- **Source data**

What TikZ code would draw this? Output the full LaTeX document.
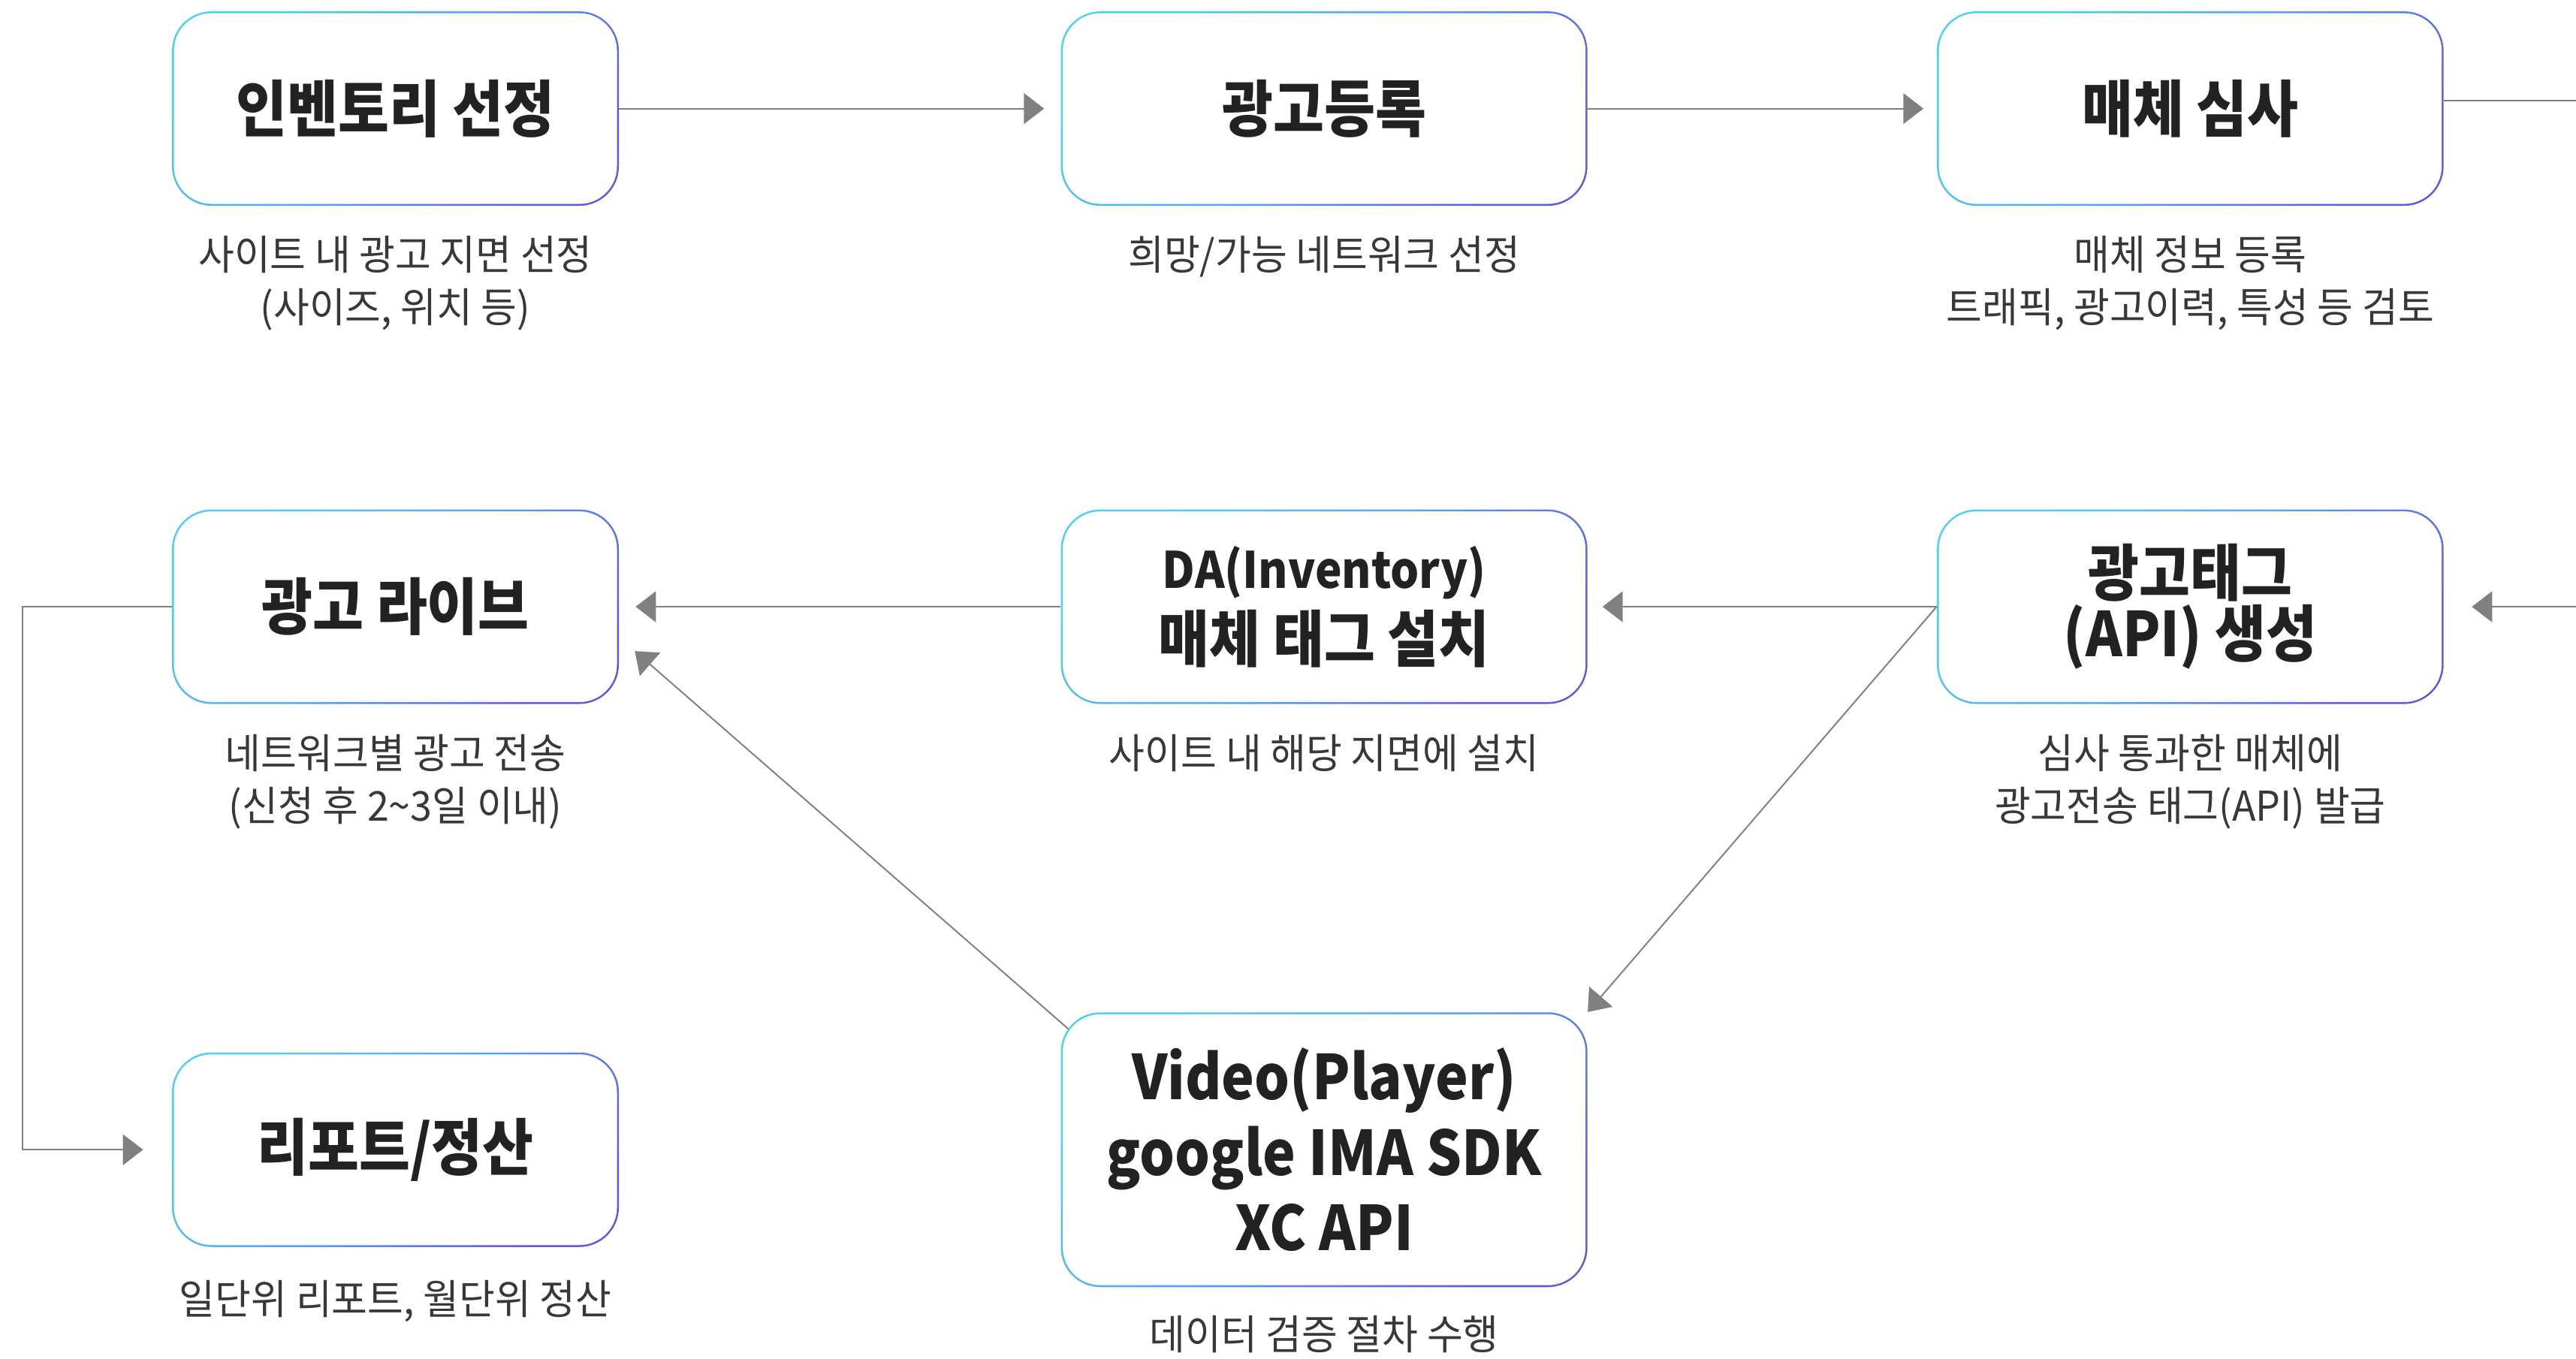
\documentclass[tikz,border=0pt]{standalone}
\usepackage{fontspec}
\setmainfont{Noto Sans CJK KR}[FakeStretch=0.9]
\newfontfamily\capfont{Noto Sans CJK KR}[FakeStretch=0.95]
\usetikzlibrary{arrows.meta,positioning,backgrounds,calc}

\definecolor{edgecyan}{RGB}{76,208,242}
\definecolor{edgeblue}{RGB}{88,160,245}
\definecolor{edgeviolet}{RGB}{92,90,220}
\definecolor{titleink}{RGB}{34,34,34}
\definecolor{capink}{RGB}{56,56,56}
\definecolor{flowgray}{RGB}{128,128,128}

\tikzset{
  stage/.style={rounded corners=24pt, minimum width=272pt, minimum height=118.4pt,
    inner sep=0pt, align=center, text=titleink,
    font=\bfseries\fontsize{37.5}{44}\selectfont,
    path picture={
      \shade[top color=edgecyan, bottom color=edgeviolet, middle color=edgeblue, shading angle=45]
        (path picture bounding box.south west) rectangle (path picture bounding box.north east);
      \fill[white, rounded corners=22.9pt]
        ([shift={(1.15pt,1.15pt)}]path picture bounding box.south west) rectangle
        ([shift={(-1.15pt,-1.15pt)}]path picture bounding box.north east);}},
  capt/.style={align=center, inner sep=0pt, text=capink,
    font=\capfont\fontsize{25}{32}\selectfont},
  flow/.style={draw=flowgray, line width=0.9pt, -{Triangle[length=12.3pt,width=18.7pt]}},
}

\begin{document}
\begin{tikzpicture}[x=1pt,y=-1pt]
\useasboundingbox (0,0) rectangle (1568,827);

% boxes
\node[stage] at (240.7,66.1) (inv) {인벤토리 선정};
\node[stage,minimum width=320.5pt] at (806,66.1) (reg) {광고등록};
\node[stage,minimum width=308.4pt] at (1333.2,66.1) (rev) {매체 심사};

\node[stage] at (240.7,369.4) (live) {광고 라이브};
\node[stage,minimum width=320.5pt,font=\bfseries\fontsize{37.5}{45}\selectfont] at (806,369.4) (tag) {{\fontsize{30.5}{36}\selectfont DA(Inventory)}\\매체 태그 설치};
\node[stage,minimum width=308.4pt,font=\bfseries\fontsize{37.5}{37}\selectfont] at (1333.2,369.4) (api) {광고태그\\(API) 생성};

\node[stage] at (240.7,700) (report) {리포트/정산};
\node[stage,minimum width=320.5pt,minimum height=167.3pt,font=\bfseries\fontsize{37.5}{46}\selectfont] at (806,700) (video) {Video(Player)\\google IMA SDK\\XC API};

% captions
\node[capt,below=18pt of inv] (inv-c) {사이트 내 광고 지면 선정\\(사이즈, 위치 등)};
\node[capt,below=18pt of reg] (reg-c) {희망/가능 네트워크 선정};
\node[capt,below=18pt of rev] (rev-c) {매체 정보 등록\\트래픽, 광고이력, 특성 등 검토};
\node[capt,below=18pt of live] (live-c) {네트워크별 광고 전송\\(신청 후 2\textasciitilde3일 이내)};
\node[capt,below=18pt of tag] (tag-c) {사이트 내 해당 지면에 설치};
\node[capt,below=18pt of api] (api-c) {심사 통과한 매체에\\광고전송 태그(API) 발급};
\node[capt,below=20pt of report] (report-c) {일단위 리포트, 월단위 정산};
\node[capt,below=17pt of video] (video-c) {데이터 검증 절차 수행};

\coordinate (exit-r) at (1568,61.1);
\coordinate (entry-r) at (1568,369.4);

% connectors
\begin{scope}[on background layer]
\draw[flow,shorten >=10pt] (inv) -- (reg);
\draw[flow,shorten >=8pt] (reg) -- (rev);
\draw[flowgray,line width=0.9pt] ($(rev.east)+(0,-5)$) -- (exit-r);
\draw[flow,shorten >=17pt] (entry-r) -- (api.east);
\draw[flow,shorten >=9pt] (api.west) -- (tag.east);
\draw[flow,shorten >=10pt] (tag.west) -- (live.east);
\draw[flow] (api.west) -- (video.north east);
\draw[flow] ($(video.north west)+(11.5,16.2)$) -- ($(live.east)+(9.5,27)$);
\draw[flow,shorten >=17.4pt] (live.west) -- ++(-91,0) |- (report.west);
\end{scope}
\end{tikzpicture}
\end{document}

- **To do**
From the opening line of the listing above through the line bearing "(0,0) rectangle (1568,827);", repeat each line exactly. Drop every picture.

- **Answer to this exercise**
What TikZ code would draw this? Output the full LaTeX document.
\documentclass[tikz,border=0pt]{standalone}
\usepackage{fontspec}
\setmainfont{Noto Sans CJK KR}[FakeStretch=0.9]
\newfontfamily\capfont{Noto Sans CJK KR}[FakeStretch=0.95]
\usetikzlibrary{arrows.meta,positioning,backgrounds,calc}

\definecolor{edgecyan}{RGB}{76,208,242}
\definecolor{edgeblue}{RGB}{88,160,245}
\definecolor{edgeviolet}{RGB}{92,90,220}
\definecolor{titleink}{RGB}{34,34,34}
\definecolor{capink}{RGB}{56,56,56}
\definecolor{flowgray}{RGB}{128,128,128}

\tikzset{
  stage/.style={rounded corners=24pt, minimum width=272pt, minimum height=118.4pt,
    inner sep=0pt, align=center, text=titleink,
    font=\bfseries\fontsize{37.5}{44}\selectfont,
    path picture={
      \shade[top color=edgecyan, bottom color=edgeviolet, middle color=edgeblue, shading angle=45]
        (path picture bounding box.south west) rectangle (path picture bounding box.north east);
      \fill[white, rounded corners=22.9pt]
        ([shift={(1.15pt,1.15pt)}]path picture bounding box.south west) rectangle
        ([shift={(-1.15pt,-1.15pt)}]path picture bounding box.north east);}},
  capt/.style={align=center, inner sep=0pt, text=capink,
    font=\capfont\fontsize{25}{32}\selectfont},
  flow/.style={draw=flowgray, line width=0.9pt, -{Triangle[length=12.3pt,width=18.7pt]}},
}

\begin{document}
\begin{tikzpicture}[x=1pt,y=-1pt]
\useasboundingbox (0,0) rectangle (1568,827);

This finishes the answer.